A justiça criminal brasileira, de forma expressa no CPP, adotou o sistema acusatório, onde o juiz não pode atuar como parte, ele atua na gestão da prova:
Art. 3º-A. O processo penal terá estrutura acusatória, vedadas a iniciativa do juiz na fase de investigação e a substituição da atuação probatória do órgão de acusação.
No caso específico, o MP não fez perguntas nem para as testemunhas, nem para vítima, momento em que o Magistrado tomou o protagonismo da tomada do depoimento.
Em apelação, o TJ decidiu que não houve nulidade, já que não houve prejuízo comprovado para a parte.
Em HC, o STJ corrigiu esse erro ao destacar que o prejuízo, no caso, foi presumido, pois não se sabe como tudo correria sem a interferência.
O magistrado pode fazer perguntas complementares (art. 212, CPP), sendo que a parte (MP) não fez perguntas, não há o que complementar.
O art. 212 do CPP é claro:
Art. 212. As perguntas serão formuladas pelas partes diretamente à testemunha, não admitindo o juiz aquelas que puderem induzir a resposta, não tiverem relação com a causa ou importarem na repetição de outra já respondida.
Parágrafo único. Sobre os pontos não esclarecidos, o juiz poderá complementar a inquirição.

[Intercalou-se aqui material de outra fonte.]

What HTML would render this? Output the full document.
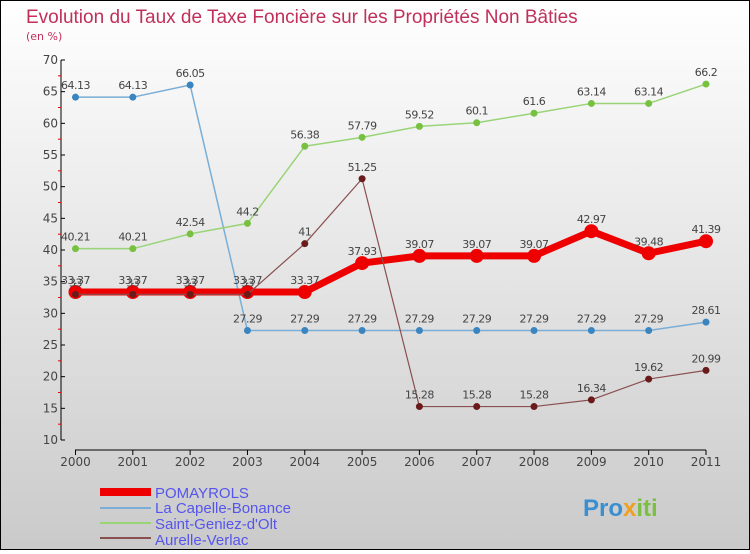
<!DOCTYPE html>
<html><head><meta charset="utf-8"><style>
html,body{margin:0;padding:0}
body{width:750px;height:550px;overflow:hidden;font-family:"DejaVu Sans","Liberation Sans",sans-serif}
</style></head><body>
<svg id="chart" width="750" height="550" xmlns="http://www.w3.org/2000/svg">
<defs><linearGradient id="bg" x1="0" y1="0" x2="0" y2="1"><stop offset="0" stop-color="#ffffff"/><stop offset="1" stop-color="#cacaca"/></linearGradient></defs>
<rect x="0.5" y="0.5" width="749" height="549" fill="url(#bg)" stroke="#000"/>
<text x="26" y="23" font-size="19" fill="#c0305a" font-family="Liberation Sans, sans-serif">Evolution du Taux de Taxe Foncière sur les Propriétés Non Bâties</text>
<text x="26" y="40" font-size="11" fill="#c0305a">(en %)</text>
<g id="axes"></g><g id="series"></g>
<g font-size="15" fill="#5555ee" font-family="Liberation Sans, sans-serif">
<line x1="100" y1="492" x2="151" y2="492" stroke="#ee0000" stroke-width="8"/><text x="155" y="498">POMAYROLS</text>
<line x1="100" y1="508" x2="151" y2="508" stroke="#7aaed6" stroke-width="2"/><text x="155" y="513">La Capelle-Bonance</text>
<line x1="100" y1="523" x2="151" y2="523" stroke="#99d477" stroke-width="2"/><text x="155" y="529">Saint-Geniez-d'Olt</text>
<line x1="100" y1="538" x2="151" y2="538" stroke="#8a5050" stroke-width="2"/><text x="155" y="545">Aurelle-Verlac</text>
</g>
<text x="583" y="516" font-size="24" font-weight="bold" fill="#3a8fd0" font-family="Liberation Sans, sans-serif">Pro<tspan fill="#f0a020">x</tspan><tspan fill="#7bc043">iti</tspan></text>
</svg>
<script>
const years=[2000,2001,2002,2003,2004,2005,2006,2007,2008,2009,2010,2011];
const yTicks=[10,15,20,25,30,35,40,45,50,55,60,65,70];
const pomayrols=[33.37,33.37,33.37,33.37,33.37,37.93,39.07,39.07,39.07,42.97,39.48,41.39];
const capelle=[64.13,64.13,66.05,27.29,27.29,27.29,27.29,27.29,27.29,27.29,27.29,28.61];
const geniez=[40.21,40.21,42.54,44.2,56.38,57.79,59.52,60.1,61.6,63.14,63.14,66.2];
const aurelle=[33,33,33,33,41,51.25,15.28,15.28,15.28,16.34,19.62,20.99];
const NS='http://www.w3.org/2000/svg';
const X=i=>75.5+i*(630.5/11);
const Y=v=>440-(v-10)*(380/60);
function mk(tag,attrs,parent,txt){const e=document.createElementNS(NS,tag);for(const k in attrs)e.setAttribute(k,attrs[k]);if(txt!==undefined)e.textContent=txt;parent.appendChild(e);return e;}
const ax=document.getElementById('axes');
let l=mk('line',{x1:61,y1:60,x2:61,y2:440,stroke:'#000'},ax);


l=mk('line',{x1:75,y1:450,x2:706,y2:450,stroke:'#000'},ax);


yTicks.forEach((v,i)=>{
  mk('line',{x1:61,y1:Y(v),x2:65,y2:Y(v),stroke:'#000'},ax);
  if(i<yTicks.length-1)mk('line',{x1:58,y1:Y(v+2.5),x2:61,y2:Y(v+2.5),stroke:'#e00'},ax);
  const t=mk('text',{x:58,y:Y(v)+4,'text-anchor':'end','font-size':12,fill:'#444'},ax,v);
  
  
});
years.forEach((y,i)=>{
  mk('line',{x1:X(i),y1:450,x2:X(i),y2:455,stroke:'#000'},ax);
  const t=mk('text',{x:X(i),y:466,'text-anchor':'middle','font-size':12,fill:'#444'},ax,y);
  
  
});
const sg=document.getElementById('series');
function series(name,vals,color,w,r,dot){
  const g=mk('g',{},sg);
  
  
  mk('polyline',{points:vals.map((v,i)=>X(i)+','+Y(v)).join(' '),fill:'none',stroke:color,'stroke-width':w,'stroke-linejoin':'round'},g);
  vals.forEach((v,i)=>{
    const c=mk('circle',{cx:X(i),cy:Y(v),r:r,fill:dot},g);
    
    
    const t=mk('text',{x:X(i),y:Y(v)-8,'text-anchor':'middle','font-size':11,fill:'#444','letter-spacing':'-0.5'},g,v);
    
    
  });
}
series('capelle-line',capelle,'#7aaed6',1.5,3.5,'#3a85c0');
series('geniez-line',geniez,'#99d477',1.5,3.5,'#77c040');
series('pomayrols-line',pomayrols,'#ee0000',7,7,'#ee0000');
series('aurelle-line',aurelle,'#8a5050',1.2,3.5,'#6a1a1a');
</script>
</body></html>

O Superior Tribunal de Justiça, na sua 6ª Turma, assim decidiu no HC 735.519, Rel. Min. Sebastião Reis Júnior:
Inicialmente, registre-se que, conforme reiterada jurisprudência dos Tribunais Superiores, o reconhecimento de vício que possibilite a anulação de ato processual exige a efetiva demonstração de prejuízo ao acusado, consoante o previsto no art. 563, do Código de Processo Penal (pas de nullité sans grief) - (RHC n. 154.359/RJ, Ministra Laurita Vaz, Sexta Turma, julgado em 07/06/2022, DJe de 23/06/2022).
Na instrução processual, a inquirição da testemunha deverá ser feita a partir de perguntas formuladas diretamente pelas partes, podendo o Juiz completar a inquirição, em relação aos pontos não esclarecidos (art. 212 do CPP).
No caso, verifica-se que, na audiência de instrução e julgamento, a inquirição das testemunhas foi protagonizada pela magistrada, que formulou a maioria das perguntas, tendo a defesa realizado questionamentos e a representante do Ministério Público abstendo-se de inquirir as testemunhas, vítima ou acusado, mesmo diante da impugnação da defesa.
Assim, evidenciado que a magistrada assumiu o protagonismo na inquirição de testemunhas e, por consequência, patente a violação ao art. 212 do CPP. Tendo a prova sido produzida irregularmente, presumido o prejuízo sofrido pela defesa do paciente, uma vez que é inviável avaliar a instrução processual se o juízo de origem tivesse obedecido ao dispositivo tido por violado.